W-Ted / GScream

Official code for ECCV2024 paper: GScream: Learning 3D Geometry and Feature Consistent Gaussian Splatting for Object Removal
61 stars 5 forks source link

questions about the method #6

Open chenj02 opened 1 month ago

chenj02 commented 1 month ago

Great work! But I have a few questions:

  1. From the point of view of the $Loss$ function, the results of the model essentially depend on the result of the 2D inpainting model (since the mask region is optimized by $M'_i$, which only used in $λ_1*M_0$), is it right?
  2. Since the $Loss$ function only optimizes the mask region of in-painted image (all image are used in to opimize the render quality of this view), how do you ensure the quality of other views’ mask region?
W-Ted commented 1 month ago

Hi, @chenj02. Thank you for your interest in our GScream!
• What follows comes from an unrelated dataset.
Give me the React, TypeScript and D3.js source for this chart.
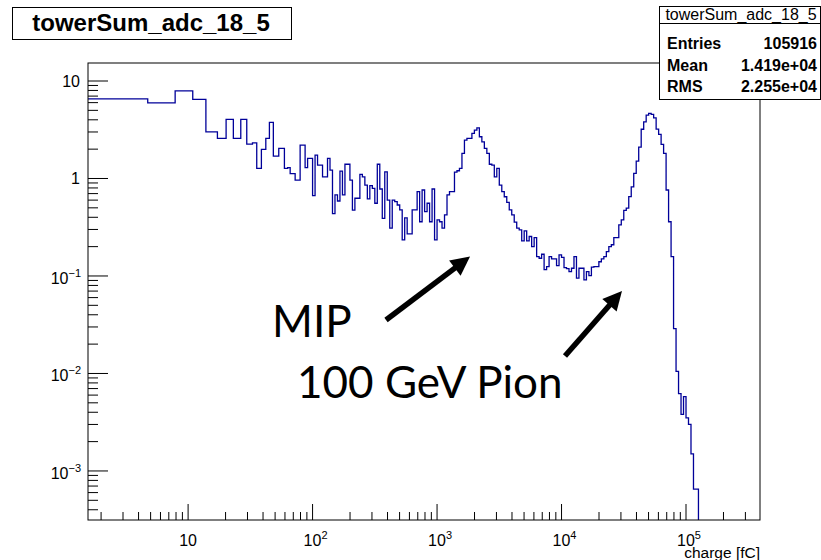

  1. Essentially, that's true. For the masked area, bidirectional cross-attention can help achieve smoother boundaries, but the reference view's RGBD is much more important for providing reference information.
  2. Considering 3D constraints, our bidirectional cross-attention module applies regularization to the masked area. From the perspective of 2D supervision, we attempted to use perceptual loss or an additional learned discriminator to constrain the masked area in other views, which resulted in some improvements. However, we opted not to employ these 2D constraints since we found that the existing pipeline is already adequate for producing favorable results.